Your task:
Lines with "Reproduce this chart" and "inner_y = [0, 6.5, 6.5, 0, -6.5, -6.5, 0]" mark the range, both included. Reproduce exactly that stretch, without pictures.

Data supplied:
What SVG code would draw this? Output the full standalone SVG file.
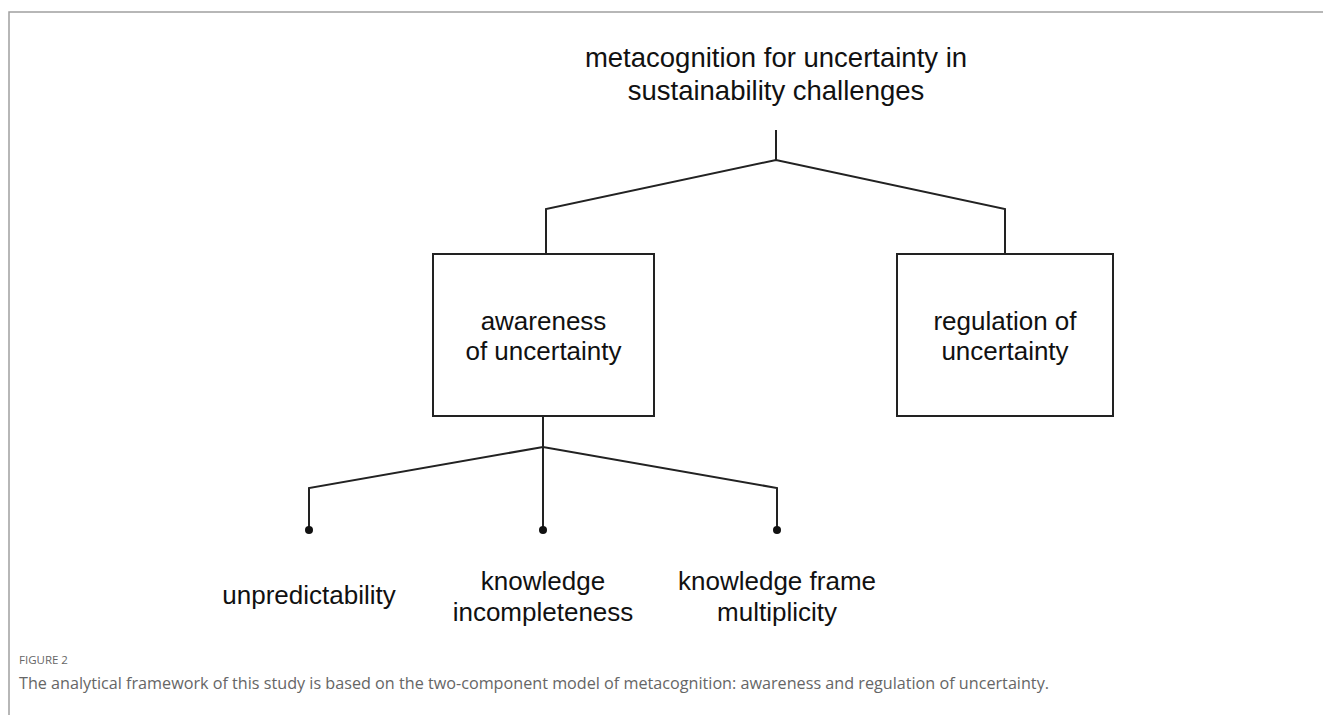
<svg xmlns="http://www.w3.org/2000/svg" width="1323" height="715" viewBox="0 0 1323 715">
<style>
.t{font-family:"Liberation Sans",Arial,sans-serif;font-size:26px;fill:#111;text-anchor:middle}
.h{font-size:27.5px}
.box{fill:#fff;stroke:#222;stroke-width:2}
.ln{fill:none;stroke:#222;stroke-width:2}
.cap{font-family:"Open Sans",sans-serif;fill:#666}
</style>
<rect width="1323" height="715" fill="#fff"/>
<path d="M9 715 V12 H1323" fill="none" stroke="#a0a0a0" stroke-width="1.5"/>
<g id="connectors">
<path class="ln" d="M776 130 V160 M546 254 V209 L776 160 L1005 209 V254"/>
<path class="ln" d="M543 416 V530 M309 530 V488 L543 447 L777 488 V530"/>
<circle cx="309" cy="530" r="4" fill="#111"/>
<circle cx="543" cy="530" r="4" fill="#111"/>
<circle cx="777" cy="530" r="4" fill="#111"/>
</g>
<g id="root">
<text class="t h" x="776" y="67">metacognition for uncertainty in</text>
<text class="t h" x="776" y="100">sustainability challenges</text>
</g>
<g id="awareness">
<rect class="box" x="433" y="254" width="221" height="162"/>
<text class="t" x="543.5" y="330">awareness</text>
<text class="t" x="543.5" y="360">of uncertainty</text>
</g>
<g id="regulation">
<rect class="box" x="897" y="254" width="216" height="162"/>
<text class="t" x="1005" y="330">regulation of</text>
<text class="t" x="1005" y="360">uncertainty</text>
</g>
<g id="unpredictability">
<text class="t" x="309" y="604">unpredictability</text>
</g>
<g id="incompleteness">
<text class="t" x="543" y="590">knowledge</text>
<text class="t" x="543" y="621">incompleteness</text>
</g>
<g id="multiplicity">
<text class="t" x="777" y="590">knowledge frame</text>
<text class="t" x="777" y="621">multiplicity</text>
</g>
<text class="cap" x="19" y="664" font-size="11.5" fill="#777">FIGURE 2</text>
<text class="cap" x="19" y="689" font-size="15.5" textLength="1030" lengthAdjust="spacingAndGlyphs">The analytical framework of this study is based on the two-component model of metacognition: awareness and regulation of uncertainty.</text>
</svg>
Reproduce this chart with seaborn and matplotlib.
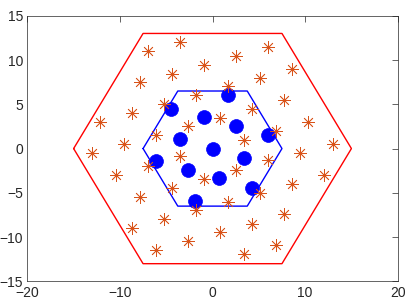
import matplotlib
matplotlib.use("Agg")
import matplotlib.pyplot as plt
import seaborn as sns

# outer (red) and inner (blue) hexagon corners, closed
outer_x = [-15, -7.5, 7.5, 15, 7.5, -7.5, -15]
outer_y = [0, 13, 13, 0, -13, -13, 0]
inner_x = [-7.5, -3.75, 3.75, 7.5, 3.75, -3.75, -7.5]
inner_y = [0, 6.5, 6.5, 0, -6.5, -6.5, 0]

# asterisk points
star_x = [-6.95, -3.53, -4.36, -0.94, -7.82, -1.80, -5.29, -8.71, -12.17, -2.63,
          -6.12, -9.58, -3.53, -13.0, 6.0, 2.52, 8.6, 5.11, 1.68, 7.73,
          4.28, 0.79, 10.32, 6.84, 3.38, 12.96, 9.43, 6.0, -7.02, -10.44,
          -0.91, -4.36, -7.82, -1.80, -5.29, -8.71, -2.63, -6.12, 2.52, 12.05,
          8.6, 5.11, 1.68, 7.73, 4.28, 0.79, 6.84, 3.38]
star_y = [10.97, 11.98, 8.46, 9.47, 7.47, 6.01, 5.03, 3.98, 2.97, 2.51,
          1.50, 0.52, -0.87, -0.53, 11.45, 10.48, 8.97, 7.96, 7.02, 5.52,
          4.51, 3.49, 3.0, 2.03, 1.01, 0.52, -0.50, -1.32, -1.96, -2.98,
          -3.43, -4.44, -5.46, -6.99, -7.97, -8.99, -10.49, -11.50, -2.45, -2.93,
          -3.95, -5.0, -6.02, -7.44, -8.5, -9.47, -10.9, -11.9]

# filled blue points
dot_x = [-4.43, 1.68, -0.94, 2.52, 6.0, -3.53, 0.0, -6.12, 3.35, -2.7, 0.68, 4.28, -1.84]
dot_y = [4.51, 6.01, 3.56, 2.55, 1.58, 1.05, 0.0, -1.43, -1.01, -2.45, -3.38, -4.44, -5.94]

sns.set_style("white")
plt.rcParams['font.family'] = ['Liberation Sans', 'DejaVu Sans']

fig = plt.figure(figsize=(4.19, 3.05), dpi=100)
ax = fig.add_axes([0.0652, 0.0774, 0.884, 0.871])

sns.lineplot(x=outer_x, y=outer_y, sort=False, estimator=None, color='#FF0000', linewidth=1.0, ax=ax)
sns.lineplot(x=inner_x, y=inner_y, sort=False, estimator=None, color='#0000FF', linewidth=1.0, ax=ax)
sns.scatterplot(x=dot_x, y=dot_y, color='#0000FF', s=100, edgecolor='#0000FF', linewidth=0.5, ax=ax, zorder=3)
sns.scatterplot(x=star_x, y=star_y, marker=(8, 2, 0), color='#D95319', s=75, linewidth=0.55, ax=ax, zorder=4)

ax.set_xlim(-20, 20)
ax.set_ylim(-15, 15)
ax.set_xticks([-20, -10, 0, 10, 20])
ax.set_yticks([-15, -10, -5, 0, 5, 10, 15])
ax.tick_params(direction='in', length=4, width=0.5, color='#262626', labelsize=10,
               labelcolor='#262626', top=True, right=True, pad=3)
for s in ax.spines.values():
    s.set_visible(True)
    s.set_color('#262626')
    s.set_linewidth(0.5)

fig.savefig('out.png', dpi=100)
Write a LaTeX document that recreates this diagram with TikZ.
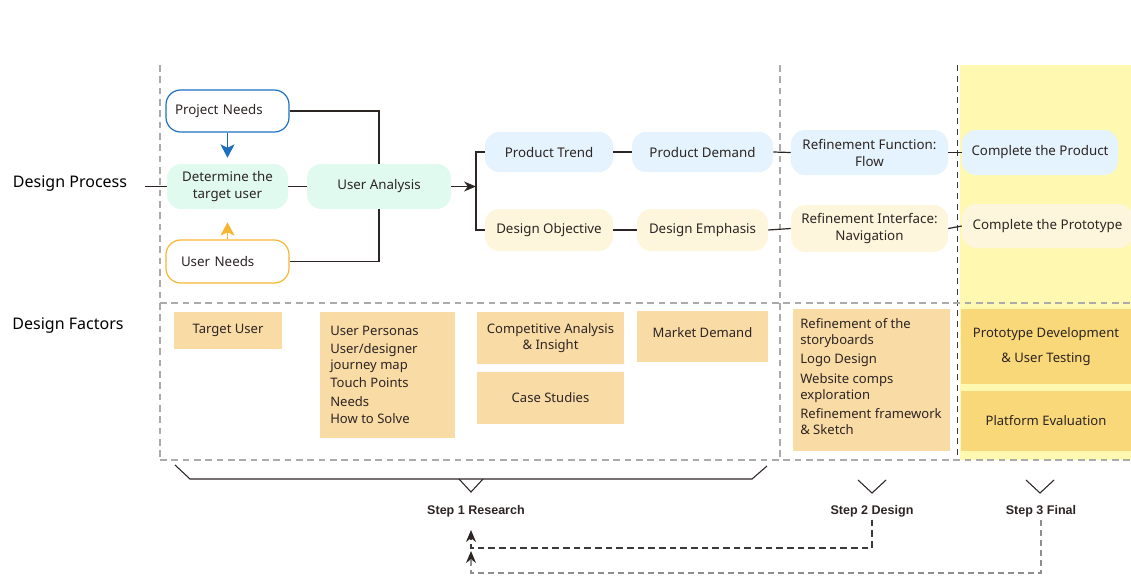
\documentclass[tikz,border=0pt]{standalone}
\usepackage{fontspec}
\setmainfont{Noto Sans}
\newfontfamily\stepfamily{Liberation Sans}
\usetikzlibrary{arrows.meta}
\definecolor{mint}{HTML}{E0FAEF}
\definecolor{lblue}{HTML}{E4F3FD}
\definecolor{lcream}{HTML}{FEF6DC}
\definecolor{factor}{HTML}{F9DCA5}
\definecolor{factortwo}{HTML}{F8D878}
\definecolor{ybg}{HTML}{FEF8B0}
\definecolor{pblue}{HTML}{1C6FBF}
\definecolor{porange}{HTML}{F6B630}
\definecolor{linec}{HTML}{2D2424}
\definecolor{dashg}{HTML}{ABABAB}
\definecolor{dashd}{HTML}{3A3A3A}
\definecolor{loopg}{HTML}{8E8E8E}
\newcommand\procfont{\fontsize{10pt}{12.75pt}\selectfont}
\newcommand\factfont{\fontsize{9.8pt}{12pt}\selectfont}
\begin{document}
\begin{tikzpicture}[x=0.75pt,y=-0.75pt,
  sz/.style 2 args={minimum width=#1*0.75pt, minimum height=#2*0.75pt},
  rbox/.style={rounded corners=10.5pt, inner sep=0pt, align=center, font=\procfont, text=linec},
  fbox/.style={fill=#1, inner sep=0pt, align=center, font=\factfont, text=linec},
  link/.style={draw=linec, line width=0.9pt},
  grid/.style={draw=dashg, line width=0.8pt, dash pattern=on 5pt off 3.5pt},
  griddark/.style={draw=dashd, line width=0.7pt, dash pattern=on 4.5pt off 3.5pt},
  brace/.style={draw=linec, line width=0.8pt},
  steplabel/.style={font=\stepfamily\fontsize{9.4pt}{11pt}\selectfont\bfseries, text=linec, inner sep=2pt},
  rowlabel/.style={font=\fontsize{12pt}{14pt}\selectfont, text=black},
  listtext/.style={anchor=west, align=left, font=\factfont, text=linec, inner sep=0pt},
  plaintext/.style={align=center, font=\factfont, text=linec, inner sep=0pt},
  loophead/.style={-{Stealth[length=9pt, width=7.5pt, color=linec]}},
  needhead/.style={-{Stealth[length=10pt, width=10.5pt, inset=2.5pt]}}
]
\useasboundingbox (0,0) rectangle (1131,576);

% final stage background
\fill[ybg] (960,65) rectangle (1131,460);

% stage separators
\draw[grid] (160,65) -- (160,460);
\draw[grid] (780,65) -- (780,460);
\draw[griddark] (957,65) -- (957,460);
\draw[grid] (160,303) -- (1131,303);
\draw[grid] (160,460) -- (1131,460);

% row labels
\node[rowlabel] (lproc) at (70,184) {Design Process};
\node[rowlabel] (lfact) at (68,326) {Design Factors};

% design process
\node[rbox, draw=pblue, fill=white, line width=0.9pt, sz={123}{42}, rounded corners=11pt,
      text width=105*0.75pt, align=left] (proj) at (227.5,111) {Project Needs};
\node[rbox, fill=mint, sz={121}{45}] (det) at (227.5,186.5) {Determine the\\target user};
\node[rbox, draw=porange, fill=white, line width=0.9pt, sz={123}{43}, rounded corners=11pt,
      text width=93*0.75pt, align=left] (uneeds) at (227.5,261.5) {User Needs};
\node[rbox, fill=mint, sz={144}{45}] (ua) at (379,186.5) {User Analysis};

\node[rbox, fill=lblue, sz={128}{40}] (pt) at (549,152) {Product Trend};
\node[rbox, fill=lblue, sz={141}{40}] (pd) at (702.5,152) {Product Demand};
\node[rbox, fill=lcream, sz={128}{42}] (dob) at (549,230) {Design Objective};
\node[rbox, fill=lcream, sz={131}{42}] (dem) at (702.5,230) {Design Emphasis};

\node[rbox, fill=lblue, sz={157}{45}] (rf) at (869.5,152.5) {Refinement Function:\\Flow};
\node[rbox, fill=lcream, sz={157}{47}] (ri) at (869.5,228.5) {Refinement Interface:\\Navigation};
\node[rbox, fill=lblue, sz={156}{45}] (cp) at (1040,152.5) {Complete the Product};
\node[rbox, fill=lcream, sz={171}{44}] (cpt) at (1047.5,226) {Complete the Prototype};

\coordinate (inlet) at (145,186.5);
\coordinate (fork) at (476,186.5);
\draw[link] (inlet) -- (det.west);
\draw[link] (det.east) -- (ua.west);
\draw[link] (proj.east) -| (ua.north);
\draw[link] (uneeds.east) -| (ua.south);
\draw[link, -{Stealth[length=9pt, width=7.5pt]}] (ua.east) -- (fork);
\draw[link] (pt.west) -| (fork) |- (dob.west);
\draw[link] (pt.east) -- (pd.west);
\draw[link] (pd.east) -- (rf.west);
\draw[link] (dob.east) -- (dem.west);
\draw[link] (dem.east) -- (ri.west);
\draw[link] (rf.east) -- (cp.west);
\draw[link] (ri.east) -- (cpt.west);

\draw[draw=pblue, line width=1.1pt, needhead, shorten >=6*0.75pt]
  (proj.south) -- (det.north);
\draw[draw=porange, line width=1.1pt, needhead, shorten >=13*0.75pt]
  (uneeds.north) -- (det.south);

% design factors
\node[fbox=factor, sz={108}{37}] (tu) at (228,330.5) {Target User};
\node[fbox=factor, sz={135}{126}] (up) at (387.5,375) {};
\node[listtext] (uptext) at (330,375) {%
  User Personas\\[1.2pt]
  User/designer\\
  journey map\\[1.5pt]
  Touch Points\\[2pt]
  Needs\\[1pt]
  How to Solve};
\node[fbox=factor, sz={147}{52}] (ca) at (550.5,338) {Competitive Analysis\\\& Insight};
\node[fbox=factor, sz={147}{52}] (cs) at (550.5,398) {Case Studies};
\node[fbox=factor, sz={131}{51}] (md) at (702.5,336.5) {};
\node[plaintext] (mdtext) at (702.5,333) {Market Demand};
\node[fbox=factor, sz={157}{142}] (rs) at (871.5,380) {};
\node[listtext] (rstext) at (800,377) {%
  Refinement of the\\
  storyboards\\[2pt]
  Logo Design\\[3pt]
  Website comps\\
  exploration\\[2.5pt]
  Refinement framework\\
  \& Sketch};
\node[fbox=factortwo, sz={170}{75}] (pdv) at (1046,346.5) {Prototype Development\\[6.5pt]\& User Testing};
\node[fbox=factortwo, sz={170}{60}] (pe) at (1046,421) {Platform Evaluation};

% stage brackets
\draw[brace] (175,465) -- (190,479) -- (752,479) -- (767,466);
\draw[brace] (459,479) -- (471,492) -- (483,479);
\draw[brace] (858,480) -- (872,493) -- (886,480);
\draw[brace] (1026,480) -- (1040,493) -- (1054,480);

\node[steplabel] (s1) at (476,511) {Step 1 Research};
\node[steplabel] (s2) at (872,511) {Step 2 Design};
\node[steplabel] (s3) at (1041,511) {Step 3 Final};

% iteration loops back to research
\coordinate (r1) at (471,530);
\coordinate (r2) at (471,551);
\draw[draw=dashd, line width=0.9pt, dash pattern=on 5pt off 3pt, loophead]
  (s2.south) |- (471,548) -- (r1);
\draw[draw=loopg, line width=1.4pt, dash pattern=on 5pt off 2.5pt, loophead]
  (s3.south) |- (471,573) -- (r2);
\end{tikzpicture}
\end{document}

Problem solution:
Reproduce this chart with seaborn and matplotlib.
import matplotlib
matplotlib.use("Agg")
import matplotlib.pyplot as plt
import seaborn as sns

# outer (red) and inner (blue) hexagon corners, closed
outer_x = [-15, -7.5, 7.5, 15, 7.5, -7.5, -15]
outer_y = [0, 13, 13, 0, -13, -13, 0]
inner_x = [-7.5, -3.75, 3.75, 7.5, 3.75, -3.75, -7.5]
inner_y = [0, 6.5, 6.5, 0, -6.5, -6.5, 0]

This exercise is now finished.